For the acne sufferers out there, a simple answer would certainly be convenient, but unfortunately there isn’t one. Science hasn’t pinpointed one overriding cause. Comparing how we live with how acne-free cultures live can yield insights, however.

  • Our diets are much different. Particularly, acne-free peoples tend to consume far fewer refined carbohydrates and simple sugars that spike insulin levels and are devoid of fiber. Although when studies have been pooled and analyzed together, there really isn’t a clear signal linking any aspect of diet to acne.
  • We exercise less. Regular physical activity can lower stress, reduce inflammation, and increase blood flow to the skin, all of which can reduce acne. But again, studies haven’t revealed a clear link between exercise and acne.
  • We are exposed to less sunlight. Humans obtain much of our Vitamin D from sunlight. The vitamin may speed wound healing and lower inflammation. A 2016 study found that people with acne are more than twice as likely to suffer from Vitamin D deficiency as people without acne.
  • We are more stressed out. The relentless grind of modern life may exact a toll on our skin by messing with hormone levels and diminishing the immune response.
  • We shower too much. Maybe all the hygiene products we apply and the excessive scrubbing we do throw the skin microbiome out of balance? If left to its own devices, our skin might take care of itself just fine, although probably with more pungency.

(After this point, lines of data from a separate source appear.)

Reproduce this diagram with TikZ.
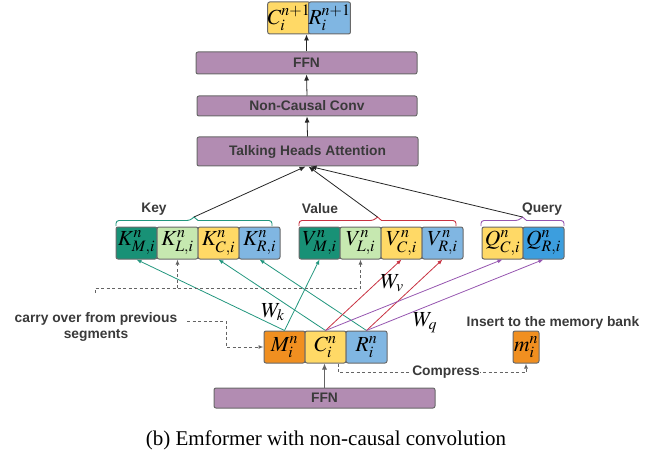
\documentclass[tikz,border=0pt]{standalone}
\usepackage{mathptmx}
\usepackage[no-math]{fontspec}
\setmainfont{Liberation Sans}
\newfontfamily\capfont{Liberation Serif}
\usetikzlibrary{arrows.meta}
\definecolor{layerfill}{RGB}{178,140,178}
\definecolor{boxborder}{RGB}{105,105,105}
\definecolor{txt}{RGB}{58,58,58}
\definecolor{tealdk}{RGB}{24,145,118}
\definecolor{lgreen}{RGB}{198,232,176}
\definecolor{yel}{RGB}{255,217,102}
\definecolor{lblue}{RGB}{128,182,226}
\definecolor{qblue}{RGB}{60,158,222}
\definecolor{orng}{RGB}{240,143,32}
\definecolor{tealln}{RGB}{34,150,126}
\definecolor{redln}{RGB}{200,50,66}
\definecolor{purln}{RGB}{150,86,176}
\definecolor{dashc}{RGB}{100,100,100}
\newcommand\lblfont{\fontsize{13.8}{15.5}\selectfont\bfseries}
\newcommand\mthfont{\fontsize{21.5}{23}\selectfont}
\tikzset{
  blk/.style={draw=boxborder, line width=1pt, rounded corners=2pt, minimum height=32pt, inner sep=0pt, font=\mthfont, text=black},
  layer/.style={draw=boxborder, fill=layerfill, line width=1pt, rounded corners=2pt, inner sep=0pt, font=\lblfont, text=txt},
  lbltext/.style={font=\lblfont, text=txt, inner sep=1pt},
  wlabel/.style={font=\mthfont, text=black, inner sep=0pt},
  blackarrow/.style={draw=black!85, line width=0.8pt, -{Latex[length=6pt,width=5pt]}},
  tealarrow/.style={draw=tealln, line width=0.8pt, -{Latex[length=5pt,width=4pt]}},
  redarrow/.style={draw=redln, line width=0.8pt, -{Latex[length=5pt,width=4pt]}},
  purarrow/.style={draw=purln, line width=0.8pt, -{Latex[length=5pt,width=4pt]}},
  dashline/.style={draw=dashc, line width=1pt, dash pattern=on 3pt off 2.5pt},
  dasharrow/.style={dashline, -{Latex[length=5pt,width=4pt]}},
  bracel/.style={line width=0.9pt, rounded corners=3pt},
}
\begin{document}
\begin{tikzpicture}[x=1pt,y=-1pt]
\useasboundingbox (0,0) rectangle (661,457);

% top output
\node[blk, fill=yel, minimum width=40pt] (cn1) at (289,18) {$C_i^{n+1}$};
\node[blk, fill=lblue, minimum width=41pt] (rn1) at (329.5,18) {$R_i^{n+1}$};

% layers
\node[layer, minimum width=221pt, minimum height=22pt] (ffnt) at (306.5,63) {FFN};
\node[layer, minimum width=220pt, minimum height=20pt] (ncc) at (307,106) {Non-Causal Conv};
\node[layer, minimum width=221pt, minimum height=29pt] (tha) at (307.5,151.5) {Talking Heads Attention};

\draw[blackarrow] (tha.north) -- (ncc.south);
\draw[blackarrow] (ncc.north) -- (ffnt.south);
\draw[blackarrow] (ffnt.north) -- (ffnt.north |- cn1.south);

% key boxes
\node[blk, fill=tealdk, minimum width=41pt] (km) at (136.5,243) {$K^n_{M,i}$};
\node[blk, fill=lgreen, minimum width=41pt] (kl) at (177.5,243) {$K^n_{L,i}$};
\node[blk, fill=yel, minimum width=41pt] (kc) at (218.5,243) {$K^n_{C,i}$};
\node[blk, fill=lblue, minimum width=41pt] (kr) at (259.5,243) {$K^n_{R,i}$};
% value boxes
\node[blk, fill=tealdk, minimum width=41pt] (vm) at (319.5,243) {$V^n_{M,i}$};
\node[blk, fill=lgreen, minimum width=41pt] (vl) at (360.5,243) {$V^n_{L,i}$};
\node[blk, fill=yel, minimum width=41pt] (vc) at (401.5,243) {$V^n_{C,i}$};
\node[blk, fill=lblue, minimum width=41pt] (vr) at (442.5,243) {$V^n_{R,i}$};
% query boxes
\node[blk, fill=yel, minimum width=41pt] (qc) at (502.5,243) {$Q^n_{C,i}$};
\node[blk, fill=qblue, minimum width=41pt] (qr) at (543.5,243) {$Q^n_{R,i}$};

% group labels
\node[lbltext] (keyl) at (154,209) {Key};
\node[lbltext] (vall) at (320,209) {Value};
\node[lbltext] (qryl) at (542,209) {Query};

% braces
\coordinate (keytip) at (194,217);
\coordinate (valtip) at (377.5,217);
\coordinate (qrytip) at (522.5,217);
\draw[bracel, draw=tealln] (116,226) -- (116,220.5) -- (190,220.5) [sharp corners] -- (keytip) -- (198,220.5) [rounded corners=3pt] -- (272,220.5) -- (272,226);
\draw[bracel, draw=redln] (299,226) -- (299,220.5) -- (373.5,220.5) [sharp corners] -- (valtip) -- (381.5,220.5) [rounded corners=3pt] -- (456,220.5) -- (456,226);
\draw[bracel, draw=purln] (481,226) -- (481,220.5) -- (518.5,220.5) [sharp corners] -- (qrytip) -- (526.5,220.5) [rounded corners=3pt] -- (564,220.5) -- (564,226);

\draw[blackarrow] (keytip) -- ([xshift=-2pt]tha.south);
\draw[blackarrow] (valtip) -- ([xshift=1pt]tha.south);
\draw[blackarrow] (qrytip) -- ([xshift=3pt]tha.south);

% input boxes
\node[blk, fill=orng, minimum width=41pt] (min) at (284.5,347) {$M_i^n$};
\node[blk, fill=yel, minimum width=41pt] (cin) at (325.5,347) {$C_i^n$};
\node[blk, fill=lblue, minimum width=41pt] (rin) at (366.5,347) {$R_i^n$};
\node[blk, fill=orng, minimum width=26pt] (mm) at (526,347) {$m_i^n$};
\node[layer, minimum width=221pt, minimum height=20pt] (ffnb) at (324.5,398) {FFN};

\draw[blackarrow, draw=dashc] (ffnb.north) -- (ffnb.north |- cin.south);

% projections
\draw[tealarrow] (min.north) -- (km.south);
\draw[tealarrow] (min.north) -- (vm.south);
\draw[tealarrow] (cin.north) -- (kc.south);
\draw[tealarrow] (rin.north) -- (kr.south);
\draw[redarrow] (cin.north) -- (vc.south);
\draw[redarrow] (rin.north) -- (vr.south);
\draw[purarrow] (cin.north) -- (qc.south);
\draw[purarrow] (rin.north) -- (qr.south);

\node[wlabel] (wk) at (273,312) {$W_k$};
\node[wlabel] (wv) at (392,283) {$W_v$};
\node[wlabel] (wq) at (425,323) {$W_q$};

% memory dashed bus
\coordinate (memstart) at (95,293);
\coordinate (bus) at (95,288);
\draw[dasharrow] (memstart) -- (bus) -| (vl.south);
\draw[dasharrow] (kl.south |- bus) -- (kl.south);

% carry over
\node[lbltext, align=center] (carry) at (96,327) {carry over from previous\\segments};
\coordinate (carrystart) at (187,321);
\draw[dasharrow] (carrystart) -- ++(39,0) |- (min.west);

% compress
\draw[dasharrow] ([xshift=12.5pt]cin.south) -- ++(0,9) -| (mm.south);
\node[lbltext, fill=white, inner sep=0.5pt] (comp) at (446,372) {Compress};
\node[lbltext] (ins) at (553,323) {Insert to the memory bank};

% caption
\node[font=\capfont\fontsize{21}{24}\selectfont, inner sep=0pt] (cap) at (326,440) {(b) Emformer with non-causal convolution};
\end{tikzpicture}
\end{document}
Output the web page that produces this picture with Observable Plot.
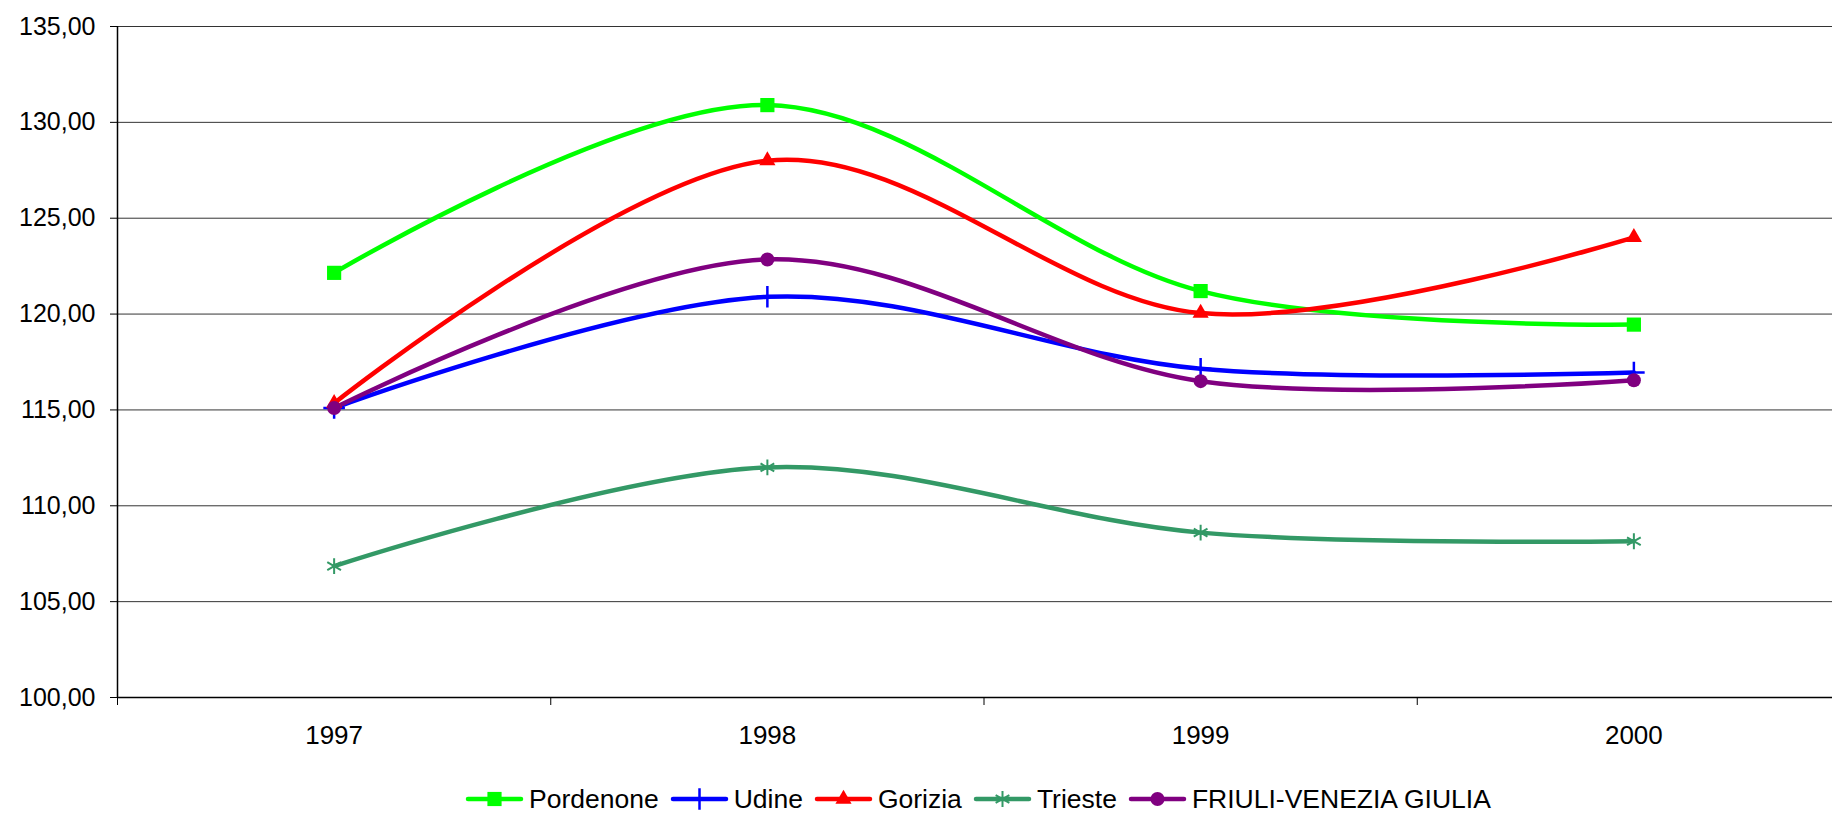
<!DOCTYPE html>
<html>
<head>
<meta charset="utf-8">
<script src="https://cdn.jsdelivr.net/npm/d3@7"></script>
<script src="https://cdn.jsdelivr.net/npm/@observablehq/plot@0.6"></script>
<style>
  body { margin: 0; background: #fff; font-family: "Liberation Sans", Arial, sans-serif; }
  #chart { position: relative; width: 1832px; height: 813px; overflow: hidden; background: #fff; }
  #legend { position: absolute; left: 466px; top: 784px; height: 30px; display: flex; align-items: center;
            font-size: 26.5px; color: #000; white-space: nowrap; font-family: "Liberation Sans", Arial, sans-serif; }
  .item { display: flex; align-items: center; margin-right: 12px; }
  .item svg { margin-right: 6px; overflow: visible; }
</style>
</head>
<body>
<div id="chart"></div>
<script>
const years = [1997, 1998, 1999, 2000];
const seriesNames = ["Pordenone", "Udine", "Gorizia", "Trieste", "FRIULI-VENEZIA GIULIA"];
const pordenone = [122.15, 130.9, 121.2, 119.45];
const udine = [115.1, 120.9, 117.15, 116.95];
const gorizia = [115.35, 128.0, 120.05, 124.0];
const trieste = [106.85, 112.0, 108.6, 108.15];
const fvg = [115.1, 122.85, 116.5, 116.55];
const yTicks = [100, 105, 110, 115, 120, 125, 130, 135];
const seriesColors = ["#00ff00", "#0000ff", "#ff0000", "#339966", "#800080"];
const seriesSymbols = ["square", "plus", "triangle", "asterisk", "circle"];

const seriesValues = [pordenone, udine, gorizia, trieste, fvg];
const symbolStyle = {
  square:   {r: 8,   filled: true},
  plus:     {r: 7,   filled: false, sw: 2.5},
  triangle: {r: 6,   filled: true},
  asterisk: {r: 7.5, filled: false, sw: 2},
  circle:   {r: 7,   filled: true}
};
const fmt = d => d.toFixed(2).replace(".", ",");

const marks = [
  Plot.ruleY(yTicks.slice(1), {stroke: "#000", strokeWidth: 1, strokeOpacity: 0.8}),
  Plot.ruleX([1996.5], {stroke: "#000", strokeWidth: 1.5}),
  Plot.ruleY([100], {stroke: "#000", strokeWidth: 1.5}),
  Plot.axisY({ticks: yTicks, tickSize: 7, tickPadding: 15, tickFormat: fmt, fontSize: 25, label: null}),
  Plot.axisX({ticks: years, tickSize: 0, tickPadding: 28, tickFormat: d => String(d), fontSize: 26, label: null}),
  Plot.axisX({ticks: [1996.5, 1997.5, 1998.5, 1999.5], tickSize: 8, tickFormat: () => "", label: null})
];

seriesValues.forEach((vals, s) => {
  marks.push(Plot.line(years, {
    x: d => d, y: (d, i) => vals[i],
    stroke: seriesColors[s], strokeWidth: 4.5, curve: "cardinal"
  }));
});
seriesValues.forEach((vals, s) => {
  const sym = seriesSymbols[s], st = symbolStyle[sym];
  marks.push(Plot.dot(years, {
    x: d => d, y: (d, i) => vals[i], symbol: sym, r: st.r,
    fill: st.filled ? seriesColors[s] : "none",
    stroke: st.filled ? "none" : seriesColors[s],
    strokeWidth: st.sw || 1
  }));
});

const chart = Plot.plot({
  width: 1832, height: 775,
  marginLeft: 117, marginRight: 0, marginTop: 26, marginBottom: 78,
  x: {type: "linear", domain: [1996.5, 2000.5], range: [117, 1850], label: null},
  y: {domain: [100, 135], range: [697, 26], label: null},
  style: {fontFamily: "Liberation Sans, Arial, sans-serif", color: "#000", background: "#fff"},
  marks
});
document.getElementById("chart").appendChild(chart);

// Legend
const legend = document.createElement("div");
legend.id = "legend";
seriesNames.forEach((name, s) => {
  const item = document.createElement("div");
  item.className = "item";
  const sym = seriesSymbols[s], st = symbolStyle[sym];
  const svg = d3.create("svg").attr("width", 57).attr("height", 30);
  svg.append("line").attr("x1", 2).attr("x2", 55).attr("y1", 15).attr("y2", 15)
    .attr("stroke", seriesColors[s]).attr("stroke-width", 4.5).attr("stroke-linecap", "round");
  const symType = {square: d3.symbolSquare, plus: d3.symbolPlus, triangle: d3.symbolTriangle,
                   asterisk: d3.symbolAsterisk, circle: d3.symbolCircle}[sym];
  svg.append("path").attr("transform", "translate(28.5,15)")
    .attr("d", d3.symbol(symType, Math.PI * st.r * st.r)())
    .attr("fill", st.filled ? seriesColors[s] : "none")
    .attr("stroke", st.filled ? "none" : seriesColors[s])
    .attr("stroke-width", st.sw || 1);
  item.appendChild(svg.node());
  const label = document.createElement("span");
  label.textContent = name;
  item.appendChild(label);
  legend.appendChild(item);
});
document.getElementById("chart").appendChild(legend);
</script>
</body>
</html>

  • We tend to be exposed to more air pollution. Exposure to nitrous dioxide and other air pollutants may exacerbate inflammatory acne.

Though we still don’t know exactly why modern society predisposes its citizens to acne, one thing we can say with some certainty is that acne’s prevalence is rapidly increasing. Last year, researchers noted a global rise of about 48% since 1990, with the burden “most pronounced in Western Europe and high-income countries in Asia Pacific and East Asia”.